江戸と違い阿波の田舎では、どこのうちも味噌や漬物などは自分の家で作る。大百姓などは何樽も作る。そのため田舎では小出しに買うより、俵で一度に仕入れることが多かった。忠次郎が馬の背に何俵も乗せて行商に出ているのもわかりますね。
阿波の南方は北方よりも商品経済の浸透は遅く、自給自足が原則で食料品の購入は極力抑えられましたが、「塩」だけは内陸部で自給自足など無理なので買い入れました。映画『楢山節考』の舞台となった部落はとても貧しい生活をしていましたがそれでも塩だけは購入せねばならず、塩商人が部落に入っていたシーンがあったのを思い出します。
江戸時代、塩はそう高価なものではありませんでした。ローマではサラリーは塩(ソルト)が語源だとか、塩を給与で受け取るから兵士はソルジャーとか言うという言葉があるように、世界史的には塩は貨幣の代わりとなるほど貴重なものでした。
しかし日本では比較的(同時期のユーラシアと比べると)安いものでした。ことわざに
『塩をなめて暮らす』
というのがありますね。金の要る食べ物を極力押さえ最低限の粗食で暮らす、というたとえでしょうが、塩がそんなに貴重ならこんな言葉も生まれないでしょうね。 日本は海岸線が長く、作ろうと思えば何処の海岸でもできます。海藻に海水を何度もぶっ掛け、何度も乾燥させ、その海藻を焼けば塩が取れます。手間ひまはかかるがやろうと思えば誰でも作れる。(藻塩作り)
ところが昔の中国は塩は専売、驚くほど高率の塩税がかけられているので原価プラス高い塩税で大変高価なものです。しかし必需品なので買わざるを得ない。中国のある王朝なんかは全収入の半分以上が塩税によってまかなわれたといいます。そのため塩税の負担に耐え切れなくなり民衆が大規模な反乱を起こし、王朝が倒れたことが何度もあるのです。これらの大陸諸国は海岸から非常に遠い内陸部が大部分ですから、税のかからない塩をこっそり運ぶのは難しいのです。内陸に向かう主要流通路を政府が抑えれば、闇の塩は流通しにくく、政府による塩の専売、高率課税が可能だったのです。
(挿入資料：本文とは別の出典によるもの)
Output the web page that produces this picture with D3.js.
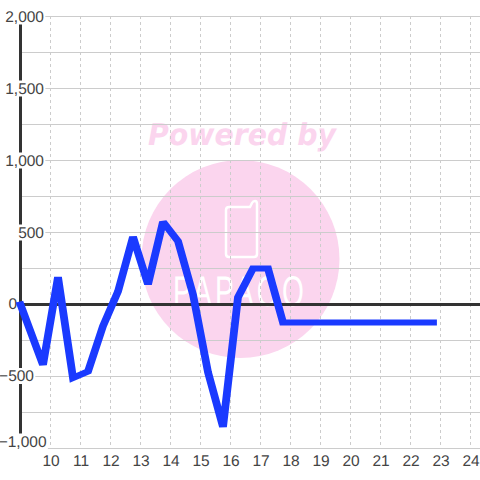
<!DOCTYPE html>
<html><head><meta charset="utf-8">
<script src="https://cdn.jsdelivr.net/npm/d3@7/dist/d3.min.js"></script>
<style>html,body{margin:0;padding:0;background:#fff}svg{display:block}text{font-family:"Liberation Sans",Arial,sans-serif;text-rendering:geometricPrecision}</style>
</head><body><svg id="c" width="480" height="480"></svg>
<script>
const hours = [9,9.75,10.25,10.75,11.25,11.75,12.25,12.75,13.25,13.75,14.25,14.75,15.25,15.75,16.25,16.75,17.25,17.75,18.25,18.75,19.25,19.75,20.25,20.75,21.25,21.75,22.25,22.75];
const values = [0,-420,190,-510,-465,-150,90,470,140,575,440,70,-470,-850,50,250,250,-125,-125,-125,-125,-125,-125,-125,-125,-125,-125,-125];
const xTicks = [10,11,12,13,14,15,16,17,18,19,20,21,22,23,24];
const yLabelTicks = [2000,1500,1000,500,0,-500,-1000];
const yGridTicks = [2000,1750,1500,1250,1000,750,500,250,0,-250,-500,-750,-1000];
const watermarkTop = "Powered by";
const watermarkLogo = "PAPAOO";

const svg = d3.select("#c");
const x = d3.scaleLinear().domain([9,24]).range([20.5,470.5]);
const y = d3.scaleLinear().domain([-1000,2000]).range([448.5,16.5]);
const fmt = d3.format(",");

// watermark
const wm = svg.append("g");
wm.append("circle").attr("cx",240.5).attr("cy",259).attr("r",99).attr("fill","#fbd5ee");
wm.append("text").attr("x",242).attr("y",145).attr("text-anchor","middle")
  .style("font-family","'DejaVu Sans'").attr("font-size",30).attr("font-weight","bold").attr("font-style","italic")
  .attr("textLength",188).attr("lengthAdjust","spacingAndGlyphs")
  .attr("fill","#fbd5ee").text(watermarkTop);
wm.append("path").attr("d","M229 207 H250 L252 203 Q253 201 255 201 Q257 201 257 204 V254 Q257 257 254 257 H229 Q226 257 226 254 V210 Q226 207 229 207 Z")
  .attr("fill","none").attr("stroke","#fff").attr("stroke-width",2.5);
wm.append("text").attr("x",240).attr("y",305.5).attr("text-anchor","middle")
  .style("font-family","'Liberation Sans Narrow','Liberation Sans'").style("letter-spacing","5px")
  .attr("font-size",43).attr("textLength",134).attr("lengthAdjust","spacingAndGlyphs")
  .attr("fill","#fff").text(watermarkLogo);

// grid
svg.append("g").selectAll("line").data(yGridTicks).join("line")
  .attr("x1",20).attr("x2",480).attr("y1",d=>y(d)).attr("y2",d=>y(d))
  .attr("stroke","#ccc").attr("stroke-width",1);
svg.append("g").selectAll("line").data(xTicks).join("line")
  .attr("x1",d=>x(d)).attr("x2",d=>x(d)).attr("y1",16).attr("y2",448)
  .attr("stroke","#ccc").attr("stroke-width",1).attr("stroke-dasharray","3,3");

// axes
svg.append("line").attr("x1",x(9)).attr("x2",x(9)).attr("y1",y(2000)).attr("y2",y(-1000))
  .attr("stroke","#333").attr("stroke-width",3);
svg.append("line").attr("x1",20).attr("x2",480).attr("y1",y(0)).attr("y2",y(0))
  .attr("stroke","#333").attr("stroke-width",3);

// y labels, each on a white plate that hides the axis behind it
const labelBox = d => d===-1000 ? {cy:441.5,right:46.5} : d===0 ? {cy:304,right:17} : d===-500 ? {cy:376,right:34} : {cy:y(d),right:44};
const yl = svg.append("g").selectAll("g").data(yLabelTicks).join("g");
yl.append("text").attr("x",d=>labelBox(d).right).attr("y",d=>labelBox(d).cy).attr("dy","0.35em")
  .attr("text-anchor","end").attr("font-size",15.5).attr("fill","#444").text(d=>fmt(d));
yl.each(function(d){
  const t=d3.select(this).select("text"), b=t.node().getBBox();
  if(d!==0) d3.select(this).insert("rect","text").attr("x",0).attr("width",b.x+b.width+1)
    .attr("y",labelBox(d).cy-8).attr("height",16).attr("fill","#fff");
});

// x labels
svg.append("g").selectAll("text").data(xTicks).join("text")
  .attr("x",d=>x(d)+.5).attr("y",466).attr("text-anchor","middle")
  .attr("font-size",15.5).attr("fill","#444").text(d=>d);

// series: pen is wider horizontally than vertically, as in the reference
const penX = 1.3;
svg.append("g").attr("transform",`scale(${penX},1)`).append("path")
  .attr("d",d3.line().x((d,i)=>x(hours[i])/penX).y(d=>y(d))(values))
  .attr("fill","none").attr("stroke","#1a3aff").attr("stroke-width",6)
  .attr("stroke-linejoin","miter").attr("stroke-miterlimit",2).attr("stroke-linecap","square");
</script></body></html>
塩が高いため中国は王朝を倒す反乱が起きました。日本では塩はそんなに高くなかったので、米の値上がりによる町民の一揆はありましたが塩の値段が怨嗟の的になったことはありません。
江戸時代の澄禅日記に塩商人が出てきますが、おそらく律儀で温厚な商人だったのでしょう。塩は江戸時代の日本では普通の商品ですからね。ところが中国では塩商人(もちろん闇商人)は全国規模のマフィアの親玉のようなもの、こんなのが生まれたのは王朝が専売して、むちゃくちゃな税を課したためです。アメリカのアルカポネが禁酒時代に闇酒を売りさばきのさばったのと似ているかもしれませんね。